**PROBLEM DESCRIPTION:** Return each line of the records with nothing changed, pictures excepted.

━━━━━ RECORD EXTRACTS ━━━━━

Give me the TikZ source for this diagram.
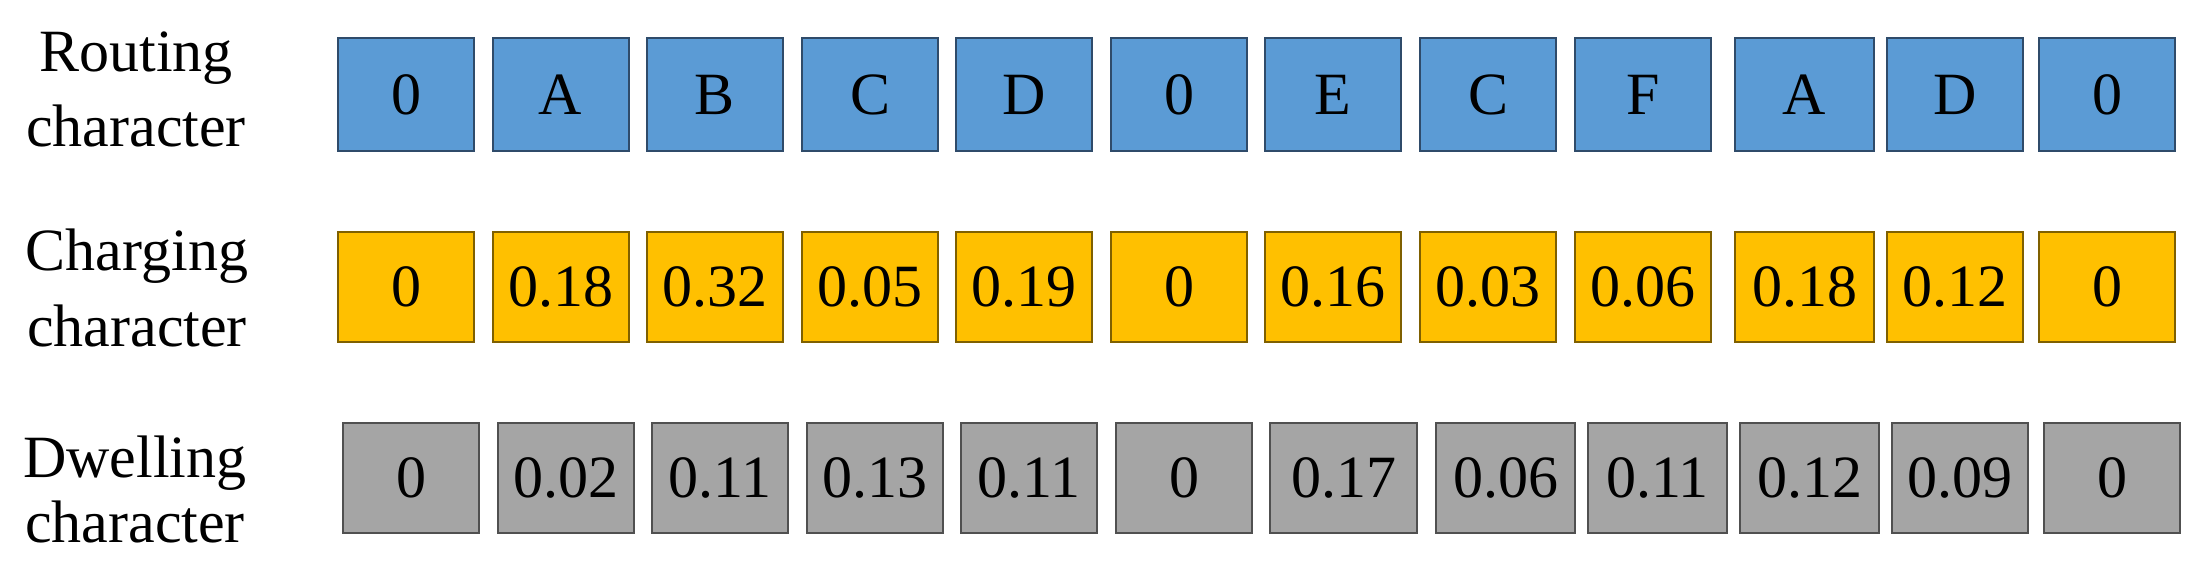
\documentclass[tikz,border=0pt]{standalone}
\usepackage{fontspec}
\setmainfont{Liberation Serif}
\definecolor{bluefill}{HTML}{5B9BD5}
\definecolor{blueline}{HTML}{2F4B6A}
\definecolor{yelfill}{HTML}{FFC000}
\definecolor{yelline}{HTML}{7F6000}
\definecolor{grayfill}{HTML}{A5A5A5}
\definecolor{grayline}{HTML}{505050}
\begin{document}
\begin{tikzpicture}[x=1pt,y=-1pt,
  cell/.style={draw, line width=2pt, inner sep=0pt, anchor=west,
    font=\fontsize{60}{72}\selectfont},
  routecell/.style={cell, fill=bluefill, draw=blueline, minimum height=113pt},
  chargecell/.style={cell, fill=yelfill, draw=yelline, minimum height=110pt},
  dwellcell/.style={cell, fill=grayfill, draw=grayline, minimum height=110pt},
  rowlabel/.style={align=center, inner sep=0pt}]
\useasboundingbox (0,0) rectangle (2206,570);

\node[rowlabel, font=\fontsize{60}{75}\selectfont] (lr) at (136,89) {Routing\\character};
\node[rowlabel, font=\fontsize{60}{76}\selectfont] (lc) at (137,287.5) {Charging\\character};
\node[rowlabel, font=\fontsize{60}{65}\selectfont] (ld) at (135,489) {Dwelling\\character};

\foreach \x/\w/\t [count=\i] in {336/138/0, 490.6/138/A, 645/138/B, 800/138/C, 954/138/D, 1109/138/0, 1263/138/E, 1418/138/C, 1573/138/F, 1733/141/A, 1885/138/D, 2037/138/0}
  \node[routecell, minimum width=\w*1pt-2pt] (r\i) at (\x+1,94.5) {\t};

\foreach \x/\w/\t [count=\i] in {336/138/0, 490.6/138/0.18, 645/138/0.32, 800/138/0.05, 954/138/0.19, 1109/138/0, 1263/138/0.16, 1418/138/0.03, 1573/138/0.06, 1733/141/0.18, 1885/138/0.12, 2037/138/0}
  \node[chargecell, minimum width=\w*1pt-2pt] (c\i) at (\x+1,287) {\t};

\foreach \x/\w/\t [count=\i] in {341/138/0, 496/138/0.02, 650/138/0.11, 805/138/0.13, 959/138/0.11, 1114/138/0, 1268/149/0.17, 1434/141/0.06, 1586/141/0.11, 1738/141/0.12, 1890/138/0.09, 2042/138/0}
  \node[dwellcell, minimum width=\w*1pt-2pt] (d\i) at (\x+1,478) {\t};
\end{tikzpicture}
\end{document}
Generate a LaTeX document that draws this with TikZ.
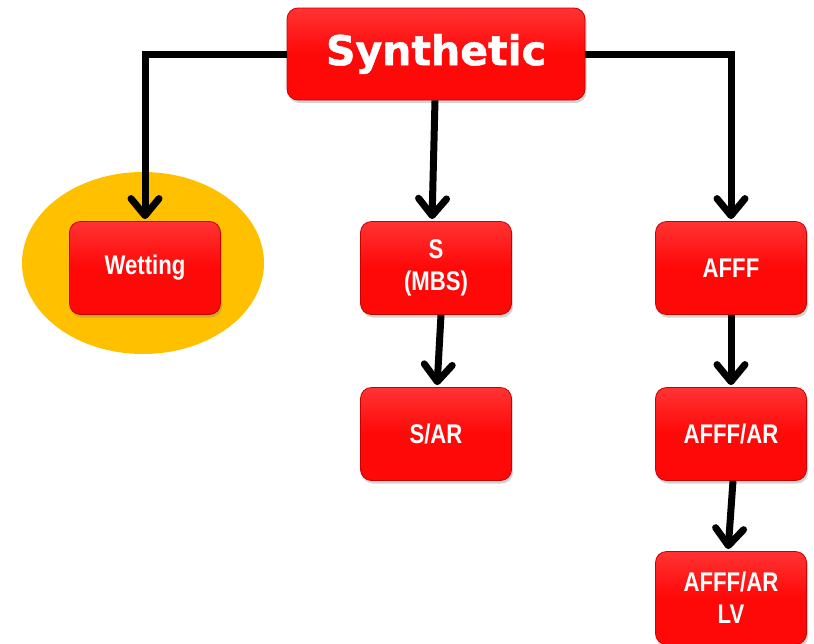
\documentclass[tikz,border=0pt]{standalone}
\usepackage{fontspec}
\setmainfont{Liberation Sans}
\newfontfamily\narrowfont[FakeStretch=0.82]{Liberation Sans}
\newfontfamily\heavyfont[FakeBold=1.2]{DejaVu Sans}
\usetikzlibrary{shapes,positioning,arrows.meta,shadows}

\definecolor{boxred}{RGB}{255,8,8}
\definecolor{boxedge}{RGB}{200,0,0}
\definecolor{halo}{RGB}{255,192,0}

\begin{document}
\begin{tikzpicture}[x=1pt,y=-1pt,
  box/.style={draw=boxedge, line width=0.8pt, top color=red!80!white, bottom color=boxred, middle color=boxred,
    rounded corners=11pt, minimum width=151pt, minimum height=93pt, text=white,
    font=\narrowfont\bfseries\fontsize{27}{32}\selectfont, align=center,
    drop shadow={shadow xshift=1.5pt, shadow yshift=-3pt, opacity=0.35}},
  link/.style={line width=7pt, shorten >=2pt, -{Straight Barb[round,length=17pt,width=28pt]}}
]
\useasboundingbox (0,0) rectangle (814,643);

\fill[halo] (143,263) ellipse (121 and 91);

\node[box, minimum width=298pt, minimum height=92pt, font=\heavyfont\bfseries\fontsize{41}{44}\selectfont] (syn) at (436,54) {Synthetic};

\node[box] (wet) at (145,268) {Wetting};
\node[box] (mbs) at (436,268) {S\\(MBS)};
\node[box] (afff) at (731,268) {AFFF};

\node[box] (sar) at (436,434) {S/AR};
\node[box] (affar) at (731,434) {AFFF/AR};
\node[box] (lv) at (731,598) {AFFF/AR\\LV};


\draw[link] (syn.west) -| (wet.north);
\draw[link] ([xshift=-1pt]syn.south) -- ([xshift=-4pt]mbs.north);
\draw[link] (syn.east) -| (afff.north);

\draw[link] ([xshift=5pt]mbs.south) -- ([xshift=1pt]sar.north);
\draw[link] (afff.south) -- (affar.north);
\draw[link] ([xshift=2pt]affar.south) -- ([xshift=-3pt]lv.north);

\end{tikzpicture}
\end{document}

━━━━━

**COMPLETE ANSWER:**
Give me the TikZ source for this diagram.
\documentclass[tikz,border=0pt]{standalone}
\usepackage{fontspec}
\setmainfont{Liberation Serif}
\definecolor{bluefill}{HTML}{5B9BD5}
\definecolor{blueline}{HTML}{2F4B6A}
\definecolor{yelfill}{HTML}{FFC000}
\definecolor{yelline}{HTML}{7F6000}
\definecolor{grayfill}{HTML}{A5A5A5}
\definecolor{grayline}{HTML}{505050}
\begin{document}
\begin{tikzpicture}[x=1pt,y=-1pt,
  cell/.style={draw, line width=2pt, inner sep=0pt, anchor=west,
    font=\fontsize{60}{72}\selectfont},
  routecell/.style={cell, fill=bluefill, draw=blueline, minimum height=113pt},
  chargecell/.style={cell, fill=yelfill, draw=yelline, minimum height=110pt},
  dwellcell/.style={cell, fill=grayfill, draw=grayline, minimum height=110pt},
  rowlabel/.style={align=center, inner sep=0pt}]
\useasboundingbox (0,0) rectangle (2206,570);

\node[rowlabel, font=\fontsize{60}{75}\selectfont] (lr) at (136,89) {Routing\\character};
\node[rowlabel, font=\fontsize{60}{76}\selectfont] (lc) at (137,287.5) {Charging\\character};
\node[rowlabel, font=\fontsize{60}{65}\selectfont] (ld) at (135,489) {Dwelling\\character};

\foreach \x/\w/\t [count=\i] in {336/138/0, 490.6/138/A, 645/138/B, 800/138/C, 954/138/D, 1109/138/0, 1263/138/E, 1418/138/C, 1573/138/F, 1733/141/A, 1885/138/D, 2037/138/0}
  \node[routecell, minimum width=\w*1pt-2pt] (r\i) at (\x+1,94.5) {\t};

\foreach \x/\w/\t [count=\i] in {336/138/0, 490.6/138/0.18, 645/138/0.32, 800/138/0.05, 954/138/0.19, 1109/138/0, 1263/138/0.16, 1418/138/0.03, 1573/138/0.06, 1733/141/0.18, 1885/138/0.12, 2037/138/0}
  \node[chargecell, minimum width=\w*1pt-2pt] (c\i) at (\x+1,287) {\t};

\foreach \x/\w/\t [count=\i] in {341/138/0, 496/138/0.02, 650/138/0.11, 805/138/0.13, 959/138/0.11, 1114/138/0, 1268/149/0.17, 1434/141/0.06, 1586/141/0.11, 1738/141/0.12, 1890/138/0.09, 2042/138/0}
  \node[dwellcell, minimum width=\w*1pt-2pt] (d\i) at (\x+1,478) {\t};
\end{tikzpicture}
\end{document}
Generate a LaTeX document that draws this with TikZ.
\documentclass[tikz,border=0pt]{standalone}
\usepackage{fontspec}
\setmainfont{Liberation Sans}
\newfontfamily\narrowfont[FakeStretch=0.82]{Liberation Sans}
\newfontfamily\heavyfont[FakeBold=1.2]{DejaVu Sans}
\usetikzlibrary{shapes,positioning,arrows.meta,shadows}

\definecolor{boxred}{RGB}{255,8,8}
\definecolor{boxedge}{RGB}{200,0,0}
\definecolor{halo}{RGB}{255,192,0}

\begin{document}
\begin{tikzpicture}[x=1pt,y=-1pt,
  box/.style={draw=boxedge, line width=0.8pt, top color=red!80!white, bottom color=boxred, middle color=boxred,
    rounded corners=11pt, minimum width=151pt, minimum height=93pt, text=white,
    font=\narrowfont\bfseries\fontsize{27}{32}\selectfont, align=center,
    drop shadow={shadow xshift=1.5pt, shadow yshift=-3pt, opacity=0.35}},
  link/.style={line width=7pt, shorten >=2pt, -{Straight Barb[round,length=17pt,width=28pt]}}
]
\useasboundingbox (0,0) rectangle (814,643);

\fill[halo] (143,263) ellipse (121 and 91);

\node[box, minimum width=298pt, minimum height=92pt, font=\heavyfont\bfseries\fontsize{41}{44}\selectfont] (syn) at (436,54) {Synthetic};

\node[box] (wet) at (145,268) {Wetting};
\node[box] (mbs) at (436,268) {S\\(MBS)};
\node[box] (afff) at (731,268) {AFFF};

\node[box] (sar) at (436,434) {S/AR};
\node[box] (affar) at (731,434) {AFFF/AR};
\node[box] (lv) at (731,598) {AFFF/AR\\LV};


\draw[link] (syn.west) -| (wet.north);
\draw[link] ([xshift=-1pt]syn.south) -- ([xshift=-4pt]mbs.north);
\draw[link] (syn.east) -| (afff.north);

\draw[link] ([xshift=5pt]mbs.south) -- ([xshift=1pt]sar.north);
\draw[link] (afff.south) -- (affar.north);
\draw[link] ([xshift=2pt]affar.south) -- ([xshift=-3pt]lv.north);

\end{tikzpicture}
\end{document}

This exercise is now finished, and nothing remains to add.